A "importunação sexual" - achei bom esse nome, singelo porém direto - agora é crime em Portugal. Quer dizer: abordagens obscenas ou piadinhas de baixo calão com mulheres, tão habituais nas ruas, podem ser punidas com até um ano de cadeia. Se o assédio for dirigido a menores de 14 anos, a pena sobe para três anos.
Uma multidão de portugueses usou as redes sociais para tachar a nova lei de "exagero", "histeria feminista", "atentado à liberdade de expressão" e até "fim da sedução". A mesma resistência ocorrera em outros lugares que já haviam adotado legislações semelhantes, como Bélgica, França, Peru e Egito. É inútil, há uma tendência clara: cada vez mais países devem criminalizar as cantadas ofensivas.
O assédio sexual foi um dos temas do ano. Nunca tantas mulheres - jovens, na maior parte - se insurgiram juntas contra essa modalidade de violência. A imprensa apostou em reportagens que escancararam o problema e, no Brasil, campanhas feministas como #meuprimeiroassedio e #meuamigosecreto, para ficar em dois exemplos recentes, levaram milhões de pessoas a refletir sobre o assunto.
Se na década de 1960 as mulheres conquistaram o mercado de trabalho e a liberação sexual, não há dúvida de que existe hoje um novo momento de inflexão. A geração atual quer mais: exige o respeito incondicional dos homens na rua, o fim das piadinhas do chefe, a justa divisão das tarefas domésticas, a igualdade salarial e a autonomia sobre o próprio corpo - o que inclui desde vestir as roupas que bem entender até a legalização do aborto.
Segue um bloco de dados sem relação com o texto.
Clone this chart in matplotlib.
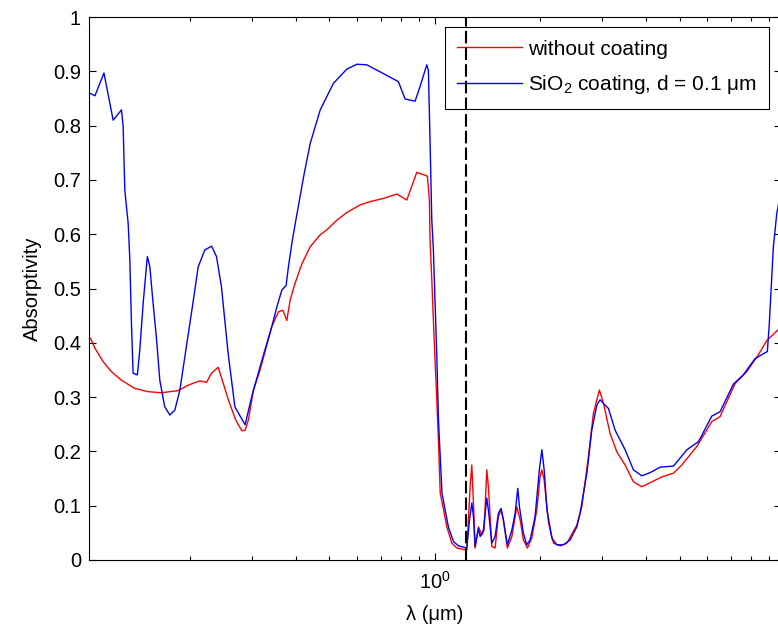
import numpy as np
import matplotlib
matplotlib.use('Agg')
import matplotlib.pyplot as plt
from matplotlib.ticker import NullFormatter

plt.rcParams['font.family'] = ['Liberation Sans', 'DejaVu Sans']
plt.rcParams['mathtext.fontset'] = 'custom'
plt.rcParams['mathtext.rm'] = 'Liberation Sans'

# absorptivity of the bare surface
wl_bare = [0.104, 0.107, 0.113, 0.1192, 0.1274, 0.139, 0.1517, 0.1657, 0.1849, 0.1974,
           0.2134, 0.2227, 0.2303, 0.2405, 0.2461, 0.2572, 0.2699, 0.281, 0.2872, 0.2935,
           0.3033, 0.3169, 0.3313, 0.3423, 0.3575, 0.368, 0.3778, 0.3862, 0.399, 0.4175,
           0.4406, 0.4706, 0.4916, 0.5252, 0.5606, 0.6119, 0.6531, 0.7132, 0.7786, 0.8315,
           0.8879, 0.9519, 0.9647, 0.9692, 0.9801, 0.9904, 1.001, 1.013, 1.024, 1.036,
           1.059, 1.082, 1.118, 1.156, 1.234, 1.261, 1.275, 1.289, 1.303, 1.332,
           1.362, 1.382, 1.407, 1.422, 1.454, 1.486, 1.518, 1.546, 1.569, 1.611,
           1.659, 1.714, 1.752, 1.790, 1.838, 1.891, 1.955, 1.997, 2.021, 2.052,
           2.112, 2.181, 2.280, 2.382, 2.543, 2.628, 2.745, 2.836, 2.950, 3.029,
           3.165, 3.309, 3.494, 3.690, 3.900, 4.169, 4.447, 4.803, 5.072, 5.598,
           6.180, 6.522, 7.203, 7.776, 8.391, 8.868, 9.55, 9.74]
abs_bare = [0.408, 0.390, 0.365, 0.347, 0.331, 0.316, 0.310, 0.308, 0.312, 0.322,
            0.330, 0.327, 0.344, 0.355, 0.335, 0.295, 0.258, 0.238, 0.239, 0.258,
            0.313, 0.350, 0.396, 0.430, 0.457, 0.460, 0.441, 0.479, 0.510, 0.546,
            0.577, 0.599, 0.608, 0.626, 0.640, 0.654, 0.660, 0.666, 0.674, 0.663,
            0.714, 0.707, 0.663, 0.589, 0.516, 0.442, 0.368, 0.295, 0.218, 0.123,
            0.092, 0.061, 0.031, 0.022, 0.018, 0.135, 0.175, 0.104, 0.022, 0.061,
            0.046, 0.055, 0.166, 0.135, 0.025, 0.022, 0.080, 0.092, 0.074, 0.022,
            0.043, 0.098, 0.074, 0.037, 0.022, 0.040, 0.092, 0.153, 0.166, 0.147,
            0.068, 0.031, 0.026, 0.031, 0.064, 0.098, 0.190, 0.270, 0.313, 0.289,
            0.233, 0.199, 0.175, 0.144, 0.135, 0.144, 0.153, 0.160, 0.175, 0.209,
            0.255, 0.264, 0.325, 0.347, 0.378, 0.404, 0.424, 0.432]

# absorptivity with the SiO2 layer (d = 0.1 um)
wl_sio2 = [0.104, 0.107, 0.1135, 0.1206, 0.1274, 0.1288, 0.1302, 0.1331, 0.1346, 0.136,
           0.1375, 0.1414, 0.1437, 0.1469, 0.151, 0.1535, 0.1568, 0.1602, 0.1639, 0.1693,
           0.1751, 0.1809, 0.187, 0.1932, 0.2018, 0.211, 0.2203, 0.2303, 0.2379, 0.2458,
           0.2568, 0.2685, 0.2872, 0.300, 0.3169, 0.3313, 0.3423, 0.3538, 0.3656, 0.3761,
           0.3818, 0.3905, 0.3964, 0.4219, 0.4406, 0.4706, 0.5134, 0.5606, 0.5985, 0.6393,
           0.6978, 0.7867, 0.8223, 0.8782, 0.9073, 0.9482, 0.9583, 0.9692, 0.9801, 0.9904,
           1.013, 1.024, 1.036, 1.048, 1.070, 1.093, 1.130, 1.168, 1.234, 1.256,
           1.275, 1.289, 1.303, 1.332, 1.347, 1.376, 1.407, 1.422, 1.454, 1.486,
           1.518, 1.546, 1.569, 1.611, 1.659, 1.695, 1.725, 1.744, 1.790, 1.830,
           1.871, 1.933, 1.988, 2.021, 2.052, 2.090, 2.159, 2.230, 2.330, 2.434,
           2.543, 2.598, 2.717, 2.806, 2.901, 2.964, 3.131, 3.272, 3.494, 3.690,
           3.900, 4.122, 4.400, 4.803, 5.245, 5.659, 6.180, 6.522, 7.123, 7.602,
           8.212, 8.902, 9.018, 9.165, 9.262, 9.470, 9.74]
abs_sio2 = [0.859, 0.855, 0.897, 0.810, 0.829, 0.798, 0.681, 0.620, 0.552, 0.436,
            0.344, 0.341, 0.387, 0.473, 0.559, 0.540, 0.473, 0.411, 0.331, 0.282,
            0.267, 0.276, 0.313, 0.374, 0.455, 0.540, 0.571, 0.578, 0.559, 0.503,
            0.381, 0.282, 0.249, 0.301, 0.356, 0.399, 0.430, 0.466, 0.497, 0.506,
            0.540, 0.583, 0.608, 0.706, 0.767, 0.829, 0.878, 0.904, 0.913, 0.912,
            0.899, 0.881, 0.849, 0.845, 0.872, 0.912, 0.902, 0.768, 0.626, 0.571,
            0.374, 0.258, 0.190, 0.123, 0.092, 0.061, 0.034, 0.026, 0.022, 0.074,
            0.105, 0.080, 0.025, 0.058, 0.043, 0.055, 0.114, 0.092, 0.031, 0.043,
            0.086, 0.095, 0.074, 0.028, 0.055, 0.086, 0.132, 0.098, 0.049, 0.028,
            0.037, 0.080, 0.166, 0.203, 0.166, 0.092, 0.040, 0.028, 0.028, 0.037,
            0.061, 0.086, 0.160, 0.239, 0.285, 0.295, 0.279, 0.239, 0.203, 0.166,
            0.155, 0.161, 0.171, 0.173, 0.203, 0.218, 0.265, 0.273, 0.324, 0.341,
            0.371, 0.384, 0.436, 0.522, 0.577, 0.638, 0.68]

cutoff_wl = 1.23  # dashed marker
yticks = [0, 0.1, 0.2, 0.3, 0.4, 0.5, 0.6, 0.7, 0.8, 0.9, 1]
ytick_labels = ['0', '0.1', '0.2', '0.3', '0.4', '0.5', '0.6', '0.7', '0.8', '0.9', '1']

fs = 14.5
fig = plt.figure(figsize=(7.78, 6.28), dpi=100)
ax = fig.add_axes([0.1148, 0.1083, 0.8891, 0.8646])

ax.semilogx(wl_bare, abs_bare, color='#ff0000', lw=1.0, label='without coating')
ax.semilogx(wl_sio2, abs_sio2, color='#0000ff', lw=1.0,
            label=r'SiO$_{\mathregular{2}}$ coating, d = 0.1 μm')
ax.axvline(cutoff_wl, color='black', lw=1.5, ls=(0, (6, 2)), zorder=6)

ax.set_xlim(0.1031, 9.74)
ax.set_ylim(0, 1)
ax.set_yticks(yticks)
ax.set_yticklabels(ytick_labels)
ax.xaxis.set_minor_formatter(NullFormatter())

ax.tick_params(which='both', direction='in', top=True, right=True,
               labelsize=fs, colors='black', width=0.8)
ax.tick_params(which='major', length=5, pad=6)
ax.tick_params(axis='x', which='major', pad=8)
ax.tick_params(which='minor', length=3)
for sp in ax.spines.values():
    sp.set_linewidth(0.8)
    sp.set_color('black')

ax.set_xlabel('λ (μm)', fontsize=fs, labelpad=9)
ax.set_ylabel('Absorptivity', fontsize=fs, labelpad=8)

leg = ax.legend(loc='upper right', bbox_to_anchor=(0.9827, 0.9816), borderaxespad=0,
                fontsize=15, fancybox=False, edgecolor='black', framealpha=1,
                handlelength=3.1, handletextpad=0.29, borderpad=0.6,
                labelspacing=0.7)
leg.get_frame().set_linewidth(0.8)
leg.set_zorder(5)

fig.savefig('out.png', dpi=100)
Não há como fugir, portanto, das adaptações legais. O assédio sexual é um crime já previsto em nosso Código Penal. Não há clareza, no entanto, sobre quais práticas se encaixam na definição de assédio - a lei menciona apenas o "intuito de obter vantagem ou favorecimento sexual". Ora, se a grande maioria das vítimas de assédio são mulheres, e se as mulheres atravessam um ano inteiro bradando contra as cantadas de rua, é hora de incluir na legislação as tais cantadas de rua. Até porque há um forte impacto pedagógico na medida: o recado é que a sociedade rejeita essa conduta, que essa conduta precisa ser arrancada da aceitação cultural. E, aos poucos, será.
Agora, não serei hipócrita, há um aspecto que atinge violentamente o homem nisso tudo e, paciência, em nome de um avanço social, o homem terá de se adequar. E o tal aspecto começa pela seguinte pergunta: o que é uma cantada ofensiva, exatamente? Claro, a verborragia de baixo nível, o puxão pelo braço, a perseguição na rua, essas são unanimidades nos critérios da idiotice. Mas há uma subjetividade na "importunação sexual" que virou assunto em Portugal. Será a interpretação dos juízes que dirá, de fato, o que é passível de punição.
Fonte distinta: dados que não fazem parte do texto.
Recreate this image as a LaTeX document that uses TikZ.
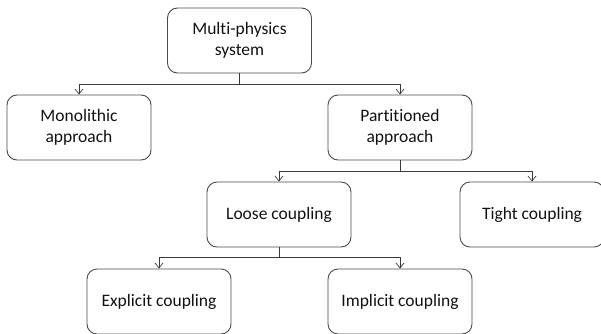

- Na dúvida, o aconselhável é que as pessoas com hábito de se dirigir na rua a mulheres desconhecidas se abstenham: como não podem saber o que vai ou não ser considerado crime, calem-se - disse a deputada portuguesa Isabel Moreira ao jornal Diário de Notícias, de Lisboa.
Ainda que a maioria dos homens que conheço jamais ousasse abordar uma mulher na rua, uma inevitável autocensura nos brota na cabeça. Tenho conversado com amigos. Até onde posso ir?, eles pensam. Devo encarar nos olhos a mulher que me atrai? São pequenos dilemas morais que compõem só uma ponta do iceberg.
Somos a terceira ou quarta geração de homens que convivem o dia inteiro com mulheres. Em toda a história da humanidade, elas cuidaram das crianças e da casa, enquanto nós trabalhamos para sustentá-las - na fábrica, no campo ou nos escritórios. A ensaísta americana Camille Paglia afirma que, depois que os dois sexos passaram a dividir o mesmo espaço no mercado de trabalho, deu-se uma silenciosa frustração entre os homens: se o trabalho que faço também pode ser feito por uma mulher, no que consiste a minha masculinidade?
E assim nós, homens, vamos perdendo a aura de provedores, de sexo forte, de comedores. Não sabemos direito quem somos porque, por outro lado, não podemos ser sensíveis demais, elas não gostam. E ainda precisamos "ter pegada", porque elas gostam. E boa parte das mulheres, a gente sabe, não vai tomar a iniciativa de abordar um homem em um bar ou uma balada. Bem ou mal, ainda é nosso papel.
Mas, obviamente, não somos vítimas. Pelo contrário, atravessamos a história do mundo nos achando os bons. É hora de refletir, de mudar, de aceitar. Ser mulher deve ser difícil, fatigante. Agora, deixe eu dizer: não tem sido mole ser homem.